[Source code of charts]

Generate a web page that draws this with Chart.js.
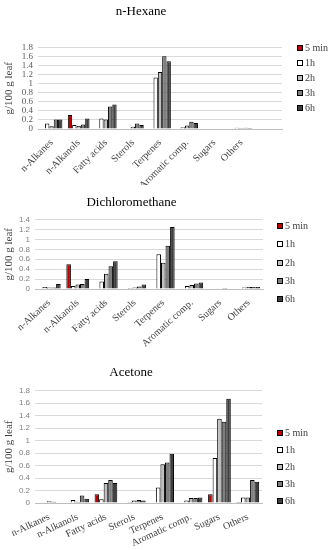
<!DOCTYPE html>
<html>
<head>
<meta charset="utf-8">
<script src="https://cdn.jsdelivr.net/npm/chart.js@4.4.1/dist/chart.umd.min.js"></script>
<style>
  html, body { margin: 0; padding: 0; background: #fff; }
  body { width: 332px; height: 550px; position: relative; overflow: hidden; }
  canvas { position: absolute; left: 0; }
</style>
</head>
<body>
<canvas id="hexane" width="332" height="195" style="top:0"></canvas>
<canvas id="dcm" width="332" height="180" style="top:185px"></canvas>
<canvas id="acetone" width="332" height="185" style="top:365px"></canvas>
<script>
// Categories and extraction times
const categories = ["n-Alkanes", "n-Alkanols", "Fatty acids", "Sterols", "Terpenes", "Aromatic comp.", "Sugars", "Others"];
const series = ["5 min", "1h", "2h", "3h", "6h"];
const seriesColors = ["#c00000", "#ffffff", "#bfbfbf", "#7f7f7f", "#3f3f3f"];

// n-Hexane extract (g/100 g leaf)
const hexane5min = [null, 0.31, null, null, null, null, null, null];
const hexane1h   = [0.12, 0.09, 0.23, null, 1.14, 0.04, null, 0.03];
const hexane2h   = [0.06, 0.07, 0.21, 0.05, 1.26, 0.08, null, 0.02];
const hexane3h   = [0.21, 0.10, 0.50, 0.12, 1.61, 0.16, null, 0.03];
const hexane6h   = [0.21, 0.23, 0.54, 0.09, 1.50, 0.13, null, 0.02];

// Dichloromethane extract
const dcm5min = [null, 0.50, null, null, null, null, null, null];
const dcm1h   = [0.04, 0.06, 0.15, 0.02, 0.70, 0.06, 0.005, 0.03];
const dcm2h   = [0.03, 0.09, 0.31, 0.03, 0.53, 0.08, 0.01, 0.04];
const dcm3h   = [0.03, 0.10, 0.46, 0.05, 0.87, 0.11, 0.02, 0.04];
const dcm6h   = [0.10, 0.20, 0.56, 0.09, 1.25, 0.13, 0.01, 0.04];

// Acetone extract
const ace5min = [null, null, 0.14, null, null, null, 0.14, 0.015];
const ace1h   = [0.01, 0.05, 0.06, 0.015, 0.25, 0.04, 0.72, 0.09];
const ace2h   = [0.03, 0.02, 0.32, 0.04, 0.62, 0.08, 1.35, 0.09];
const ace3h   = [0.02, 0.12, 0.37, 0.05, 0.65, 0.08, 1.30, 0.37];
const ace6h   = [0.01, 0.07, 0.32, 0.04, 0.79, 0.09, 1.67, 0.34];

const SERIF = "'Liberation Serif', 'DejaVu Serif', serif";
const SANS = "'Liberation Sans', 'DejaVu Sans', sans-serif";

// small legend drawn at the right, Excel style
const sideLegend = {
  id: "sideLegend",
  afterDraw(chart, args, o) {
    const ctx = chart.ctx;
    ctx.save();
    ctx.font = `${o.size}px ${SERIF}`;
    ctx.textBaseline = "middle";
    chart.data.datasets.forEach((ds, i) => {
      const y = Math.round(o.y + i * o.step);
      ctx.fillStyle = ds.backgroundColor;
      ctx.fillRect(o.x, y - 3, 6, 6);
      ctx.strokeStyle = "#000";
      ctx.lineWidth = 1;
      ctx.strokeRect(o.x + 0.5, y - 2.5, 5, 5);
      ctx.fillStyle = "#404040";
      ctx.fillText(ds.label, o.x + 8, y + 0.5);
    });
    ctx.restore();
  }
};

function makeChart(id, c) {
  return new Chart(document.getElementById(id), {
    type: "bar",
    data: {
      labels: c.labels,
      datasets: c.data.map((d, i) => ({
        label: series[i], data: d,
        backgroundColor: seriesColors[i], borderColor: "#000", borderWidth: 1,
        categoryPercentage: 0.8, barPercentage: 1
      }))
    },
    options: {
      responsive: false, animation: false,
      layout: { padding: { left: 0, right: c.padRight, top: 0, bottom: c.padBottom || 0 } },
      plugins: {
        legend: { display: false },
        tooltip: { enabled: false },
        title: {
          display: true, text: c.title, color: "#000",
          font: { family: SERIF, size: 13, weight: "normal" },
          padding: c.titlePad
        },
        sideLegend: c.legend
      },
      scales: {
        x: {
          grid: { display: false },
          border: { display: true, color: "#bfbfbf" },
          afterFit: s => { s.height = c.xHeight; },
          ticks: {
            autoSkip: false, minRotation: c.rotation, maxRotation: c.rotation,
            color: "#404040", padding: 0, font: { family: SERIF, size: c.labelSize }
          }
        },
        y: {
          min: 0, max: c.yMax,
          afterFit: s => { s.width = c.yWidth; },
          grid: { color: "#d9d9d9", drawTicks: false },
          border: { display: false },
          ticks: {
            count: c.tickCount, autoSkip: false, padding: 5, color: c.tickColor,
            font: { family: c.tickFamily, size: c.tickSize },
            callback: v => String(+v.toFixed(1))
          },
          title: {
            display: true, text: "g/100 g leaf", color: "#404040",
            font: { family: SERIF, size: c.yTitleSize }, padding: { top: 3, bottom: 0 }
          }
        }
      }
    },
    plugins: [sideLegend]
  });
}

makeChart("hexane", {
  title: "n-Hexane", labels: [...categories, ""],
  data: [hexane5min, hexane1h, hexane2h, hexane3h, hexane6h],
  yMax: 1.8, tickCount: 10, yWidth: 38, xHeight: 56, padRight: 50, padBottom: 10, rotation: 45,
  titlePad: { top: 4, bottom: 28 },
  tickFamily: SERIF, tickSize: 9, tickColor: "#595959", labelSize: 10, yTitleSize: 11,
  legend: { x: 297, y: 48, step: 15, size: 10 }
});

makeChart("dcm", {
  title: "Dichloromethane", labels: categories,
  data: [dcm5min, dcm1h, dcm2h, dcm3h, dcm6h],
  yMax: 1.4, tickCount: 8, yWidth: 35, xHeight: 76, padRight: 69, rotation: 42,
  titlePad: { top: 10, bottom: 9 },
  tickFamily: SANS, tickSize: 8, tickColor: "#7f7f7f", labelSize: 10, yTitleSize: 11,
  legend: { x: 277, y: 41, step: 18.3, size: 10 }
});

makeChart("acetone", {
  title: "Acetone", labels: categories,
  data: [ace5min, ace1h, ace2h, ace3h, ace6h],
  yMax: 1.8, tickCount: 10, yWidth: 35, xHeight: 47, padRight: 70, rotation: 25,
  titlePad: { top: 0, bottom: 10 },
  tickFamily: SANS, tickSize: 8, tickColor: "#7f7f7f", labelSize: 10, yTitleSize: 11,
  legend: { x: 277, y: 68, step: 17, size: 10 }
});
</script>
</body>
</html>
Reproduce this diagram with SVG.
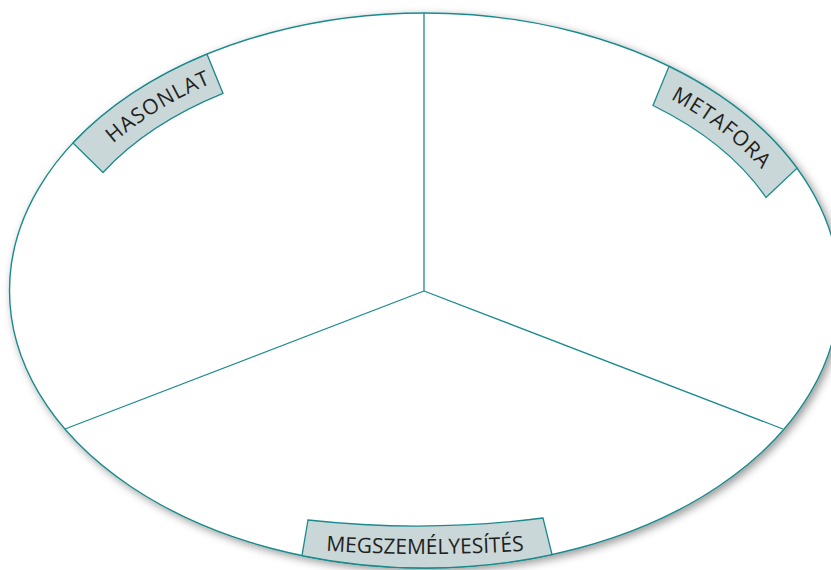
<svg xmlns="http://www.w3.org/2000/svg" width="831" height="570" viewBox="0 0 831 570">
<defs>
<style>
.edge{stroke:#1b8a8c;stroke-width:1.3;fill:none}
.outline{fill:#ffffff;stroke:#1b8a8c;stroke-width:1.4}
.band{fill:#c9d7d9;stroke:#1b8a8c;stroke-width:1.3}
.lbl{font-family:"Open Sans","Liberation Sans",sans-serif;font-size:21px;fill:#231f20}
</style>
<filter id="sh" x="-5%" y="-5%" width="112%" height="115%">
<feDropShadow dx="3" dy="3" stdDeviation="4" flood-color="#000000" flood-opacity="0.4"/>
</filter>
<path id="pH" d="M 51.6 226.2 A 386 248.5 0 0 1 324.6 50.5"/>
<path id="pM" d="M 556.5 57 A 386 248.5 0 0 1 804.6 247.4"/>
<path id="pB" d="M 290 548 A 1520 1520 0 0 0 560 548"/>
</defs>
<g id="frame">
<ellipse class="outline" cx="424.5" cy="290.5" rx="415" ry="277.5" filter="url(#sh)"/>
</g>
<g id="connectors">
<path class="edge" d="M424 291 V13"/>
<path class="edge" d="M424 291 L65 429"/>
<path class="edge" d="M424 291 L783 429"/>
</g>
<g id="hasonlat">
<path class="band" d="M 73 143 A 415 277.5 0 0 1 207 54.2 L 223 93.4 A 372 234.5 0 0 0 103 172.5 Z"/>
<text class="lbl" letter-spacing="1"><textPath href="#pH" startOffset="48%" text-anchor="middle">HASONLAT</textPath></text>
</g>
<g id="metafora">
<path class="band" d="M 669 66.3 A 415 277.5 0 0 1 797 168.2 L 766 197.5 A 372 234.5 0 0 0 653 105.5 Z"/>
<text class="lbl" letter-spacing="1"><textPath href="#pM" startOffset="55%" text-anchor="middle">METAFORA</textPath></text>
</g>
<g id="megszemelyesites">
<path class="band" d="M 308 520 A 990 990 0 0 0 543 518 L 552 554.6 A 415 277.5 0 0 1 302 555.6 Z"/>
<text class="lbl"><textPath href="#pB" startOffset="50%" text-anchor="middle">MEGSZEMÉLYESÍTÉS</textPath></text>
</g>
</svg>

### DIRECTIONS FOR THIS TASK
List every line above that contains the word "with".

### IN RESPONSE
Generate a web page that draws this with Chart.js.
Reproduce this diagram with SVG.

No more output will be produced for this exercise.